We can write down the matrix for this quadric directly: $\Omega=\operatorname{diag}(\tan^2\theta,\tan^2\theta,-1,0)$ or, if you prefer, $\operatorname{diag}(1,1,-\cot^2\theta,0)$. (This is a homogeneous matrix, so multiplying by a non-zero scalar doesn’t affect the quadric surface represented by the matrix.) For reasons that will soon become clear, we’ll take the negative of this matrix, i.e., $$\Omega=\begin{bmatrix}-\tan^2\theta&0&0&0\\0&-\tan^2\theta&0&0\\0&0&1&0\\0&0&0&0\end{bmatrix}$$ and $$Q(\mathbf x)=\mathbf x^T\Omega\mathbf x=z^2-(x^2+y^2)\tan^2\theta.$$ We then have $$Q([1,0,0,1]^T)=-\tan^2\theta\lt0 \\ Q([1,0,\tan\theta,1]^T)=0 \\ Q([0,0,1,1]^T) = 1\gt0.$$ That is, $Q(\mathbf x)$ is positive if the point is inside the cone and negative if it’s outside. (These signs would’ve been reversed had we taken the original $\Omega$ above.)
To obtain the matrix for the cone in general position, we need only transform this $\Omega$ by a translation and rotation: $$\Omega'=(RT)^T\Omega RT=T^TR^T\Omega RT.$$ The translation matrix is easily constructed. It’s simply $$T=\left[\begin{array}{c|c}I&-\tilde{\mathbf p}\\\hline\mathbf 0^T&1\end{array}\right].$$ The rotation matrix takes a little bit more work, but is also fairly simple to construct. Let $\tilde{\mathbf w}=\tilde{\mathbf n}/\|\tilde{\mathbf n}\|=(w_x,w_y,w_z)$. At least two of $(-w_z,0,w_x)$, $(0,-w_z,w_y)$ and $(-w_y,w_x,0)$ are non-zero. Choose one of them and normalize to get the unit vector $\tilde{\mathbf u}$. The required rotation matrix is then $$R=\left[\begin{array}{c|c}\tilde{\mathbf u}^T & 0 \\ (\tilde{\mathbf w}\times\tilde{\mathbf u})^T & 0 \\ \tilde{\mathbf w}^T & 0 \\ \hline \mathbf0^T&1 \end{array}\right]$$ i.e., the $3\times3$ matrix with $\tilde{\mathbf u}$, $\tilde{\mathbf w}\times\tilde{\mathbf u}$ and $\tilde{\mathbf w}$ for its rows, padded out to a $4\times4$ transformation matrix. (For numerical stability, it’s best to choose for $\tilde{\mathbf u}$ the vector that’s farthest from the $z$-axis.)

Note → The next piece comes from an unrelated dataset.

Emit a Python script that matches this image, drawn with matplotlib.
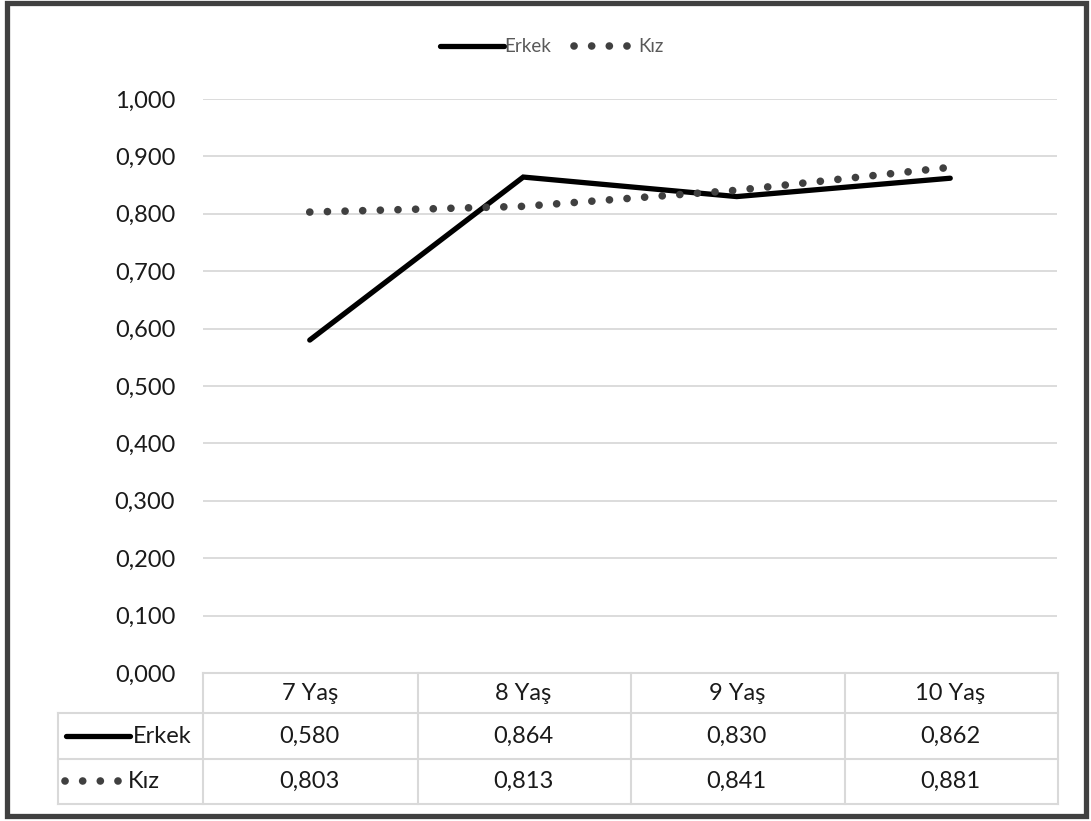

Setting up $\Omega'$ does require computing a few square roots to get the rotation matrix, but this is only done once, and $\tan^2\theta$ is computed once per scan, so if you have many points to test this can be a lot less computationally expensive than a Cartesian-to-spherical conversion (although, that, too, need only be done once if you’re willing to store all of the converted coordinates).
For example, let $\theta=\pi/6$, $\tilde{\mathbf p}=(3,-10,4)^T$ and $\tilde{\mathbf n}=(3,7,-1)$. We then have $\Omega=\operatorname{diag}(-1/3,-1/3,1,0)$. Normalizing $\tilde{\mathbf n}$ gives $\tilde{\mathbf w}=\frac1{\sqrt{59}}(3,7,-1)$ and the best choice for $\tilde{\mathbf u}$ is $\frac1{\sqrt{58}}(-7,3,0)$, giving $$R=\begin{bmatrix}-0.919145& 0.393919& 0.& 0\\ 0.0512839& 0.119662& 0.991489& 0\\ 0.390567& 0.911322& -0.130189& 0\\ 0& 0& 0& 1 \end{bmatrix}.$$ The resulting quadric matrix is $$\Omega'=\begin{bmatrix}-0.129944& 0.474576& -0.0677966& 5.40678\\ 0.474576& 0.774011& -0.158192& 6.94915\\ -0.0677966& -0.158192& -0.310734& -0.135593\\ 5.40678& 6.94915& -0.135593& 53.8136 \end{bmatrix}.$$ We test this with a few points. $Q'(\tilde{\mathbf p})=7.99361E-15$, so the scanner is indeed on the cone. The point $\tilde{\mathbf p}+\tilde{\mathbf n}$ should be inside the cone, and we have $Q'(\tilde{\mathbf p}+\tilde{\mathbf n})=59.0$, so it is. $\tilde{\mathbf w}$ is orthogonal to $\tilde{\mathbf n}$, so $\tilde{\mathbf p}+\tilde{\mathbf w}$ is on the plane through the scanner that’s orthogonal to $\tilde{\mathbf n}$, so should be outside the cone: $Q'(\tilde{\mathbf p}+\tilde{\mathbf w})=-19.3333$.
As a final implementation note, if you’re doing this culling for a series of scans from the same position and orientation of the scanner, it might be simpler and faster to transform each point by $RT$ and then compute $Q(\mathbf x')=z'^2-(x'^2+y'^2)\tan^2\theta$. The transformation $RT$ is fixed for a given position and orientation of the scanner, so you only need to recompute $\tan^2\theta$ and can avoid computing a new $\Omega'$ for each scan. You’ll probably have to test both to see which of the two implementations is actually faster for your application.